The first half of 2014 has been quite a roller-coaster ride. I’m now in my third job of the year. Lets hope this one works out.
I finally got benefits from the job centre after filling in the wrong form to now being told that due to an error in tax code that they didn’t have right I have to pay some back. Hurrah!!!!!
A lesson for the future perhaps, one I didn’t learn the last time I become unemployed either which was to have back up savings. Only problem is my expenses are to high and I’ve cut back the best I can that savings are very scarce. But I have my health, good family and friend support, and of course book club.
Recently my sister bought me the murder she wrote series 1 for the hard work I put in for job hunting and landing a job. not this one another which I turned down due to an advert saying 40 hours only to be a zero hour contract. That is not a way to live.
All companies these days seem to want to offer contracts up to 25 hours but expect you to work up to 40. Then when there is no hours drop you down again. How did it ever come to this?
I know part of it is my fault for having so many bills etc and not being able to take these are taking two jobs at a time like most people do but all I wanted was something to help me still dot he things I loved. It wasn’t for the want of trying to finally get something. I had a really bad interview and apparently flexible is not we can allow you to do things its we will give you a week of early s and a week of lates etc also our security guard will take your pass off you before you’ve even reached the bottom of the stairs and the interviewer has said goodbye. bloody charming. Funny thing was I was on the bus home and saw an advert in a shop window, got home and sent CV off two hours later got a call and initial interview for a few days later and hey presto here I am happy as a sandbag watching diagnosis murder and Dick Van Dyke in drag and also playing 5 other characters (his cousins). 😀
My next big task is to try and finish the on going project of operation move house. I saw at 5am this morning House Doctor and how the house was to big for the couple and they had filled every corner some of it with stuffed animals.

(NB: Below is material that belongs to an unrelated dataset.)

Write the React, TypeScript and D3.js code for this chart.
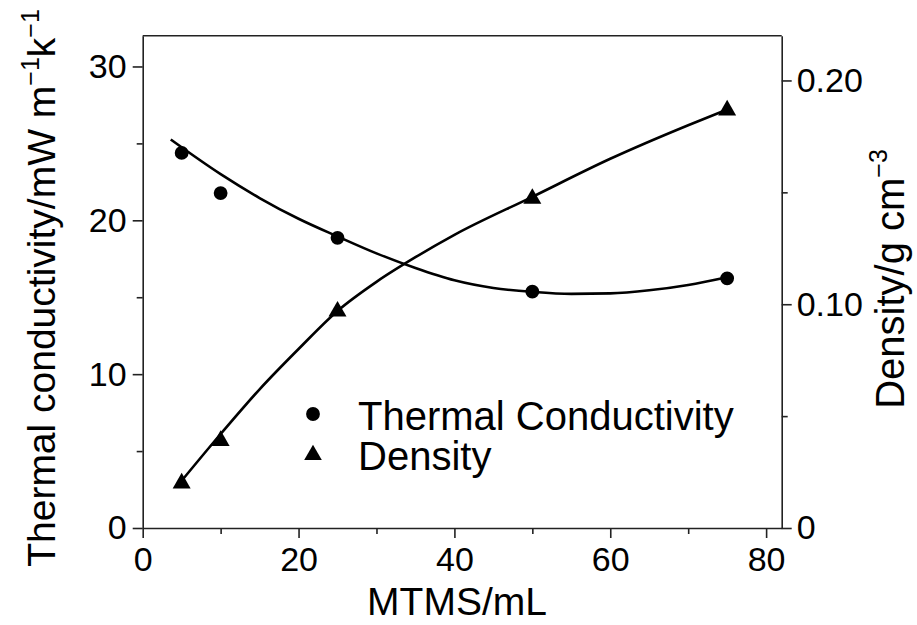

Apparently whatever space you are in you fill it, and I have with this and there’s only me. last clear out I got rid of furniture and bags and bags of stuff. There’s at least 7 bags downstairs ready to go. I’m trying to find what’s really important and how I can get rid of two rooms of crap. Also I need to stop shopping for two people or when I’m hungry, its a bad habit. I’ve now got a full fridge and likely to go out of date before I can eat it. Eyes bigger than my belly.
So count your blessings, save your pennies, take time out to read a book, join a club, speak to friends and family often, lend a hand, sing your heart out and most of all eat cake.